Source excerpt:
^^^^

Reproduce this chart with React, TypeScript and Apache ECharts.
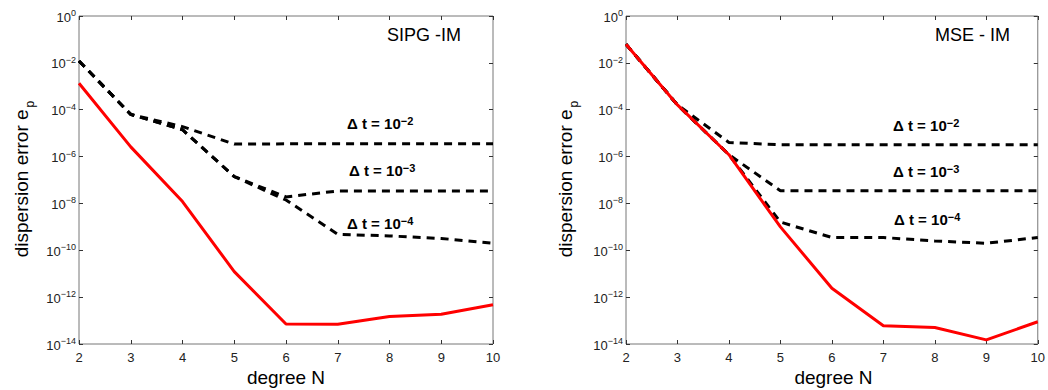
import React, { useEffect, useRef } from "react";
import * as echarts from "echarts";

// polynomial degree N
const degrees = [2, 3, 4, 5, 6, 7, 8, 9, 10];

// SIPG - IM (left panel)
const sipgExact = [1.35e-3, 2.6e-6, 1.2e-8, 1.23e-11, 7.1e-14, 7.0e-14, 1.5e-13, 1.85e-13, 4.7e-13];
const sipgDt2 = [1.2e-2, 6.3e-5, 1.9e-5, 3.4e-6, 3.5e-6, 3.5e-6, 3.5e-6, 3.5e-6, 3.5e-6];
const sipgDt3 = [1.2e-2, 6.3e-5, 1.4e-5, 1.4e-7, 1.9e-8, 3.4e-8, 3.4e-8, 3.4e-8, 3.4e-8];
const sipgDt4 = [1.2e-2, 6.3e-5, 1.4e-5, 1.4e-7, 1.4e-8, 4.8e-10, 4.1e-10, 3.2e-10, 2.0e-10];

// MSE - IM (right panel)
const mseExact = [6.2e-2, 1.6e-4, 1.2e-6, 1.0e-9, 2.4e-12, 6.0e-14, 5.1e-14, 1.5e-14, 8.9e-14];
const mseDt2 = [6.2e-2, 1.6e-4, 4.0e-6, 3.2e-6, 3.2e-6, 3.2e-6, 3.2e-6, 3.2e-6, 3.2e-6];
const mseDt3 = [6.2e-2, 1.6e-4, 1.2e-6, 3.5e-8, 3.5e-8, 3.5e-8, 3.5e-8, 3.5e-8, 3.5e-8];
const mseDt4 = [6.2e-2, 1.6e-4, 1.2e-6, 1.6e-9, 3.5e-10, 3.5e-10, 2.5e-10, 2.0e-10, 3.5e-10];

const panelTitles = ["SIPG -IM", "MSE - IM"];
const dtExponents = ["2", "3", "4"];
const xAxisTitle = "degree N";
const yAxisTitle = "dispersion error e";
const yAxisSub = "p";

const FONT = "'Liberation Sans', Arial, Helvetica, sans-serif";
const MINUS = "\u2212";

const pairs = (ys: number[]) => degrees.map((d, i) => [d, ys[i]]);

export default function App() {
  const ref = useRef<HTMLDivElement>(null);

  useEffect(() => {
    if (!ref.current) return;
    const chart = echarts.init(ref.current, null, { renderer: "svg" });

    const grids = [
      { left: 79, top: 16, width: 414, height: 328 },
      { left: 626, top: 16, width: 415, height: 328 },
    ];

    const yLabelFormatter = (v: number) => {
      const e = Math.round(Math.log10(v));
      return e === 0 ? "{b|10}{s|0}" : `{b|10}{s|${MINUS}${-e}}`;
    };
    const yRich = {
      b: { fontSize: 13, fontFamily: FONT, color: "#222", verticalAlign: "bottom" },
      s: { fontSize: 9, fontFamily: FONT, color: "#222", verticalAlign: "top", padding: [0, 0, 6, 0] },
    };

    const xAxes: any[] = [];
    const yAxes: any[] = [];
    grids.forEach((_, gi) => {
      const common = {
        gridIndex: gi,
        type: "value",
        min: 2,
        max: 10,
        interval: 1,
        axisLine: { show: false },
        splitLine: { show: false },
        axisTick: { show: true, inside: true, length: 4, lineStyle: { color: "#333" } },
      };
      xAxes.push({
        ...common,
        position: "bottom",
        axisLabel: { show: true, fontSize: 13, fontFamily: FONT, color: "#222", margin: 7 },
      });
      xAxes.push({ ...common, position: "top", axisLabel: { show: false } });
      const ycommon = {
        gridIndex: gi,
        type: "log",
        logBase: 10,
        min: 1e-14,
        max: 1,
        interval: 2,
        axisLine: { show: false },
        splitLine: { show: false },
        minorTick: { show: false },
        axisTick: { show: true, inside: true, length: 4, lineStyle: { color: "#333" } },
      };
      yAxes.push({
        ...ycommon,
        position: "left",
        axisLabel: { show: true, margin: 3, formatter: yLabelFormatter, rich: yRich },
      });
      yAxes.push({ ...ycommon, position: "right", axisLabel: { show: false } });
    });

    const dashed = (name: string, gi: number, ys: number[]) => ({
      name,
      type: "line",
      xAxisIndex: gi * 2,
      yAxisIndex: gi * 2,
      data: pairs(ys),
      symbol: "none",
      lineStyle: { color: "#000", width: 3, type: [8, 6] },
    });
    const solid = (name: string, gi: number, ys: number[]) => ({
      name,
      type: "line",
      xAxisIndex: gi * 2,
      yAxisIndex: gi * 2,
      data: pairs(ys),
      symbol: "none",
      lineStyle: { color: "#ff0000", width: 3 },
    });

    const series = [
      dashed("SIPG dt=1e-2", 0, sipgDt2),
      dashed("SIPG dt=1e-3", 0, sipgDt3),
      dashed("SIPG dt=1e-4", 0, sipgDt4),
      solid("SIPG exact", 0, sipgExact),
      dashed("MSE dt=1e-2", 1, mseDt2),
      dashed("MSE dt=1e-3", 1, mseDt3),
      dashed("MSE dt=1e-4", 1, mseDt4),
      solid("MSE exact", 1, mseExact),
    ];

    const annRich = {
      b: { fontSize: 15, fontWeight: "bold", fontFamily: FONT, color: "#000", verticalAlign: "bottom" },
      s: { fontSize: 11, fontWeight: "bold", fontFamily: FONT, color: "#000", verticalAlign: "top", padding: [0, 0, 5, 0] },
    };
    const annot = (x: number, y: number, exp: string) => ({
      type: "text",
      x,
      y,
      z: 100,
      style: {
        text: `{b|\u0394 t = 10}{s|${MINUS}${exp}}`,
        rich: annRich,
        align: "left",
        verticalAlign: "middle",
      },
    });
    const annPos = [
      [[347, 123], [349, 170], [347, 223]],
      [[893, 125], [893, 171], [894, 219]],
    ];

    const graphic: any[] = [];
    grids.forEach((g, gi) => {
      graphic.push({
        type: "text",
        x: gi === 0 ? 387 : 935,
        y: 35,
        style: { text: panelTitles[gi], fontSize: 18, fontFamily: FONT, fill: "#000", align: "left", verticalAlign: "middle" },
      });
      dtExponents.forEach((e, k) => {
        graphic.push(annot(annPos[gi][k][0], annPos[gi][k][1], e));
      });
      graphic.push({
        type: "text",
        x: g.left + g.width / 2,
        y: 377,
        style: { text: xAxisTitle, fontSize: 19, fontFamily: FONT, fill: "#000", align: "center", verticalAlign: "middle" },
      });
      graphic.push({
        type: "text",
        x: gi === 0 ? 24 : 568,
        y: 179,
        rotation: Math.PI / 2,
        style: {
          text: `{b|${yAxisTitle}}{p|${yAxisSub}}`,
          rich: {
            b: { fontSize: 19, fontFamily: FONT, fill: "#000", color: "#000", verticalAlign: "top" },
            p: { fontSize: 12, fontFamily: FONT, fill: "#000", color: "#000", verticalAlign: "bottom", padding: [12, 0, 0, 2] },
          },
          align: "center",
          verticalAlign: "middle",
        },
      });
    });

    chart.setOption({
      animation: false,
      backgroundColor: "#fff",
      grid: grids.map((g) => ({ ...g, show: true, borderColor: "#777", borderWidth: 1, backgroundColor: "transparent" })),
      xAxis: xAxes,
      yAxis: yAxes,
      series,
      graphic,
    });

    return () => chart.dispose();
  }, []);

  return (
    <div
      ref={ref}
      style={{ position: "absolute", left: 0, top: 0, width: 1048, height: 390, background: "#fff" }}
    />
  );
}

^^^^

Work to be completed: Return to the listing above and set it down exactly, leaving out its pictures.

Expected output:
Reproduce this chart with React, TypeScript and Apache ECharts.
import React, { useEffect, useRef } from "react";
import * as echarts from "echarts";

// polynomial degree N
const degrees = [2, 3, 4, 5, 6, 7, 8, 9, 10];

// SIPG - IM (left panel)
const sipgExact = [1.35e-3, 2.6e-6, 1.2e-8, 1.23e-11, 7.1e-14, 7.0e-14, 1.5e-13, 1.85e-13, 4.7e-13];
const sipgDt2 = [1.2e-2, 6.3e-5, 1.9e-5, 3.4e-6, 3.5e-6, 3.5e-6, 3.5e-6, 3.5e-6, 3.5e-6];
const sipgDt3 = [1.2e-2, 6.3e-5, 1.4e-5, 1.4e-7, 1.9e-8, 3.4e-8, 3.4e-8, 3.4e-8, 3.4e-8];
const sipgDt4 = [1.2e-2, 6.3e-5, 1.4e-5, 1.4e-7, 1.4e-8, 4.8e-10, 4.1e-10, 3.2e-10, 2.0e-10];

// MSE - IM (right panel)
const mseExact = [6.2e-2, 1.6e-4, 1.2e-6, 1.0e-9, 2.4e-12, 6.0e-14, 5.1e-14, 1.5e-14, 8.9e-14];
const mseDt2 = [6.2e-2, 1.6e-4, 4.0e-6, 3.2e-6, 3.2e-6, 3.2e-6, 3.2e-6, 3.2e-6, 3.2e-6];
const mseDt3 = [6.2e-2, 1.6e-4, 1.2e-6, 3.5e-8, 3.5e-8, 3.5e-8, 3.5e-8, 3.5e-8, 3.5e-8];
const mseDt4 = [6.2e-2, 1.6e-4, 1.2e-6, 1.6e-9, 3.5e-10, 3.5e-10, 2.5e-10, 2.0e-10, 3.5e-10];

const panelTitles = ["SIPG -IM", "MSE - IM"];
const dtExponents = ["2", "3", "4"];
const xAxisTitle = "degree N";
const yAxisTitle = "dispersion error e";
const yAxisSub = "p";

const FONT = "'Liberation Sans', Arial, Helvetica, sans-serif";
const MINUS = "\u2212";

const pairs = (ys: number[]) => degrees.map((d, i) => [d, ys[i]]);

export default function App() {
  const ref = useRef<HTMLDivElement>(null);

  useEffect(() => {
    if (!ref.current) return;
    const chart = echarts.init(ref.current, null, { renderer: "svg" });

    const grids = [
      { left: 79, top: 16, width: 414, height: 328 },
      { left: 626, top: 16, width: 415, height: 328 },
    ];

    const yLabelFormatter = (v: number) => {
      const e = Math.round(Math.log10(v));
      return e === 0 ? "{b|10}{s|0}" : `{b|10}{s|${MINUS}${-e}}`;
    };
    const yRich = {
      b: { fontSize: 13, fontFamily: FONT, color: "#222", verticalAlign: "bottom" },
      s: { fontSize: 9, fontFamily: FONT, color: "#222", verticalAlign: "top", padding: [0, 0, 6, 0] },
    };

    const xAxes: any[] = [];
    const yAxes: any[] = [];
    grids.forEach((_, gi) => {
      const common = {
        gridIndex: gi,
        type: "value",
        min: 2,
        max: 10,
        interval: 1,
        axisLine: { show: false },
        splitLine: { show: false },
        axisTick: { show: true, inside: true, length: 4, lineStyle: { color: "#333" } },
      };
      xAxes.push({
        ...common,
        position: "bottom",
        axisLabel: { show: true, fontSize: 13, fontFamily: FONT, color: "#222", margin: 7 },
      });
      xAxes.push({ ...common, position: "top", axisLabel: { show: false } });
      const ycommon = {
        gridIndex: gi,
        type: "log",
        logBase: 10,
        min: 1e-14,
        max: 1,
        interval: 2,
        axisLine: { show: false },
        splitLine: { show: false },
        minorTick: { show: false },
        axisTick: { show: true, inside: true, length: 4, lineStyle: { color: "#333" } },
      };
      yAxes.push({
        ...ycommon,
        position: "left",
        axisLabel: { show: true, margin: 3, formatter: yLabelFormatter, rich: yRich },
      });
      yAxes.push({ ...ycommon, position: "right", axisLabel: { show: false } });
    });

    const dashed = (name: string, gi: number, ys: number[]) => ({
      name,
      type: "line",
      xAxisIndex: gi * 2,
      yAxisIndex: gi * 2,
      data: pairs(ys),
      symbol: "none",
      lineStyle: { color: "#000", width: 3, type: [8, 6] },
    });
    const solid = (name: string, gi: number, ys: number[]) => ({
      name,
      type: "line",
      xAxisIndex: gi * 2,
      yAxisIndex: gi * 2,
      data: pairs(ys),
      symbol: "none",
      lineStyle: { color: "#ff0000", width: 3 },
    });

    const series = [
      dashed("SIPG dt=1e-2", 0, sipgDt2),
      dashed("SIPG dt=1e-3", 0, sipgDt3),
      dashed("SIPG dt=1e-4", 0, sipgDt4),
      solid("SIPG exact", 0, sipgExact),
      dashed("MSE dt=1e-2", 1, mseDt2),
      dashed("MSE dt=1e-3", 1, mseDt3),
      dashed("MSE dt=1e-4", 1, mseDt4),
      solid("MSE exact", 1, mseExact),
    ];

    const annRich = {
      b: { fontSize: 15, fontWeight: "bold", fontFamily: FONT, color: "#000", verticalAlign: "bottom" },
      s: { fontSize: 11, fontWeight: "bold", fontFamily: FONT, color: "#000", verticalAlign: "top", padding: [0, 0, 5, 0] },
    };
    const annot = (x: number, y: number, exp: string) => ({
      type: "text",
      x,
      y,
      z: 100,
      style: {
        text: `{b|\u0394 t = 10}{s|${MINUS}${exp}}`,
        rich: annRich,
        align: "left",
        verticalAlign: "middle",
      },
    });
    const annPos = [
      [[347, 123], [349, 170], [347, 223]],
      [[893, 125], [893, 171], [894, 219]],
    ];

    const graphic: any[] = [];
    grids.forEach((g, gi) => {
      graphic.push({
        type: "text",
        x: gi === 0 ? 387 : 935,
        y: 35,
        style: { text: panelTitles[gi], fontSize: 18, fontFamily: FONT, fill: "#000", align: "left", verticalAlign: "middle" },
      });
      dtExponents.forEach((e, k) => {
        graphic.push(annot(annPos[gi][k][0], annPos[gi][k][1], e));
      });
      graphic.push({
        type: "text",
        x: g.left + g.width / 2,
        y: 377,
        style: { text: xAxisTitle, fontSize: 19, fontFamily: FONT, fill: "#000", align: "center", verticalAlign: "middle" },
      });
      graphic.push({
        type: "text",
        x: gi === 0 ? 24 : 568,
        y: 179,
        rotation: Math.PI / 2,
        style: {
          text: `{b|${yAxisTitle}}{p|${yAxisSub}}`,
          rich: {
            b: { fontSize: 19, fontFamily: FONT, fill: "#000", color: "#000", verticalAlign: "top" },
            p: { fontSize: 12, fontFamily: FONT, fill: "#000", color: "#000", verticalAlign: "bottom", padding: [12, 0, 0, 2] },
          },
          align: "center",
          verticalAlign: "middle",
        },
      });
    });

    chart.setOption({
      animation: false,
      backgroundColor: "#fff",
      grid: grids.map((g) => ({ ...g, show: true, borderColor: "#777", borderWidth: 1, backgroundColor: "transparent" })),
      xAxis: xAxes,
      yAxis: yAxes,
      series,
      graphic,
    });

    return () => chart.dispose();
  }, []);

  return (
    <div
      ref={ref}
      style={{ position: "absolute", left: 0, top: 0, width: 1048, height: 390, background: "#fff" }}
    />
  );
}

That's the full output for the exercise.